### Given material

○ ○ ○ ○

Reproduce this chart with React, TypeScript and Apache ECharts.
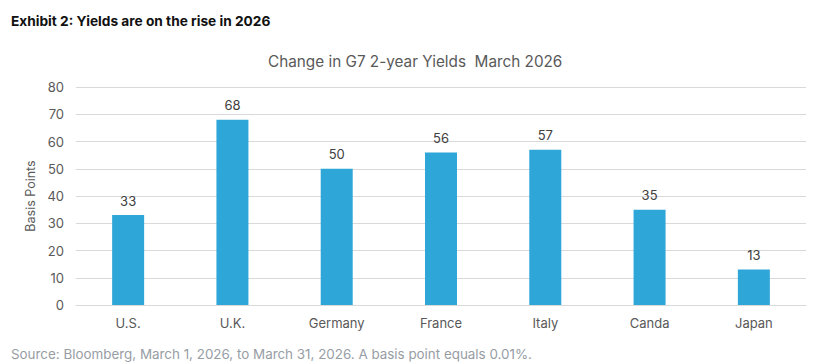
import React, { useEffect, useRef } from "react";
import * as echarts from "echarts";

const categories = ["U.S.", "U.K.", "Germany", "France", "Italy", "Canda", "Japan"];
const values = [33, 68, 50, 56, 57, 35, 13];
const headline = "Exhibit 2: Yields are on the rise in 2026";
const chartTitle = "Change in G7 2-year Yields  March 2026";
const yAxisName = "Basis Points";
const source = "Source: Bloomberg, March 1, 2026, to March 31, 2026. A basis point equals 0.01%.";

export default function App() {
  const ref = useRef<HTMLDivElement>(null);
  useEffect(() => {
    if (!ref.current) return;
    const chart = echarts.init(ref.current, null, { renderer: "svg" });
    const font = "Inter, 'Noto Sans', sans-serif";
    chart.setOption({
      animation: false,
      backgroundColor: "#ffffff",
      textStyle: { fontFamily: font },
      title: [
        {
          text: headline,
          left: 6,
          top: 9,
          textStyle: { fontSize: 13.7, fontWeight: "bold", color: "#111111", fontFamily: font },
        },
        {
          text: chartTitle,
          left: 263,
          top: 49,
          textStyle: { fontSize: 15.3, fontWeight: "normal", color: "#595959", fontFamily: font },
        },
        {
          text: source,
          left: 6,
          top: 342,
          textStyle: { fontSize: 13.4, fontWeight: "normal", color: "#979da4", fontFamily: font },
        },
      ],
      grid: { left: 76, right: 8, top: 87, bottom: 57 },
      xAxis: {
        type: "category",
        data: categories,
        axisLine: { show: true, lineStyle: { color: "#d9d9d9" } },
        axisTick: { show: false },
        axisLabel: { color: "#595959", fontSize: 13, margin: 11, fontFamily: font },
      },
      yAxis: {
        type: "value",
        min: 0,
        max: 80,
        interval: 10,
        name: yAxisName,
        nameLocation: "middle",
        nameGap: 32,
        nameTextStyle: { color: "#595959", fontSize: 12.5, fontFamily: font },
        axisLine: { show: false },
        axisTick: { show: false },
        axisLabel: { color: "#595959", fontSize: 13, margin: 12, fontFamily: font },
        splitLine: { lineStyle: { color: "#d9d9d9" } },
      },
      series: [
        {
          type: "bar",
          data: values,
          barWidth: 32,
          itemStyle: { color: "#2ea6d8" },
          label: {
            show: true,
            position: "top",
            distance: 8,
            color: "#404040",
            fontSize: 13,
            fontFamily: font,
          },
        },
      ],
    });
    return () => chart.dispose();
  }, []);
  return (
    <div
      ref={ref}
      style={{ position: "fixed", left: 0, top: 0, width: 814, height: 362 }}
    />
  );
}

○ ○ ○ ○

### To be done
Give the data above again in full and unchanged, skipping the pictures.

### The response
Reproduce this chart with React, TypeScript and Apache ECharts.
import React, { useEffect, useRef } from "react";
import * as echarts from "echarts";

const categories = ["U.S.", "U.K.", "Germany", "France", "Italy", "Canda", "Japan"];
const values = [33, 68, 50, 56, 57, 35, 13];
const headline = "Exhibit 2: Yields are on the rise in 2026";
const chartTitle = "Change in G7 2-year Yields  March 2026";
const yAxisName = "Basis Points";
const source = "Source: Bloomberg, March 1, 2026, to March 31, 2026. A basis point equals 0.01%.";

export default function App() {
  const ref = useRef<HTMLDivElement>(null);
  useEffect(() => {
    if (!ref.current) return;
    const chart = echarts.init(ref.current, null, { renderer: "svg" });
    const font = "Inter, 'Noto Sans', sans-serif";
    chart.setOption({
      animation: false,
      backgroundColor: "#ffffff",
      textStyle: { fontFamily: font },
      title: [
        {
          text: headline,
          left: 6,
          top: 9,
          textStyle: { fontSize: 13.7, fontWeight: "bold", color: "#111111", fontFamily: font },
        },
        {
          text: chartTitle,
          left: 263,
          top: 49,
          textStyle: { fontSize: 15.3, fontWeight: "normal", color: "#595959", fontFamily: font },
        },
        {
          text: source,
          left: 6,
          top: 342,
          textStyle: { fontSize: 13.4, fontWeight: "normal", color: "#979da4", fontFamily: font },
        },
      ],
      grid: { left: 76, right: 8, top: 87, bottom: 57 },
      xAxis: {
        type: "category",
        data: categories,
        axisLine: { show: true, lineStyle: { color: "#d9d9d9" } },
        axisTick: { show: false },
        axisLabel: { color: "#595959", fontSize: 13, margin: 11, fontFamily: font },
      },
      yAxis: {
        type: "value",
        min: 0,
        max: 80,
        interval: 10,
        name: yAxisName,
        nameLocation: "middle",
        nameGap: 32,
        nameTextStyle: { color: "#595959", fontSize: 12.5, fontFamily: font },
        axisLine: { show: false },
        axisTick: { show: false },
        axisLabel: { color: "#595959", fontSize: 13, margin: 12, fontFamily: font },
        splitLine: { lineStyle: { color: "#d9d9d9" } },
      },
      series: [
        {
          type: "bar",
          data: values,
          barWidth: 32,
          itemStyle: { color: "#2ea6d8" },
          label: {
            show: true,
            position: "top",
            distance: 8,
            color: "#404040",
            fontSize: 13,
            fontFamily: font,
          },
        },
      ],
    });
    return () => chart.dispose();
  }, []);
  return (
    <div
      ref={ref}
      style={{ position: "fixed", left: 0, top: 0, width: 814, height: 362 }}
    />
  );
}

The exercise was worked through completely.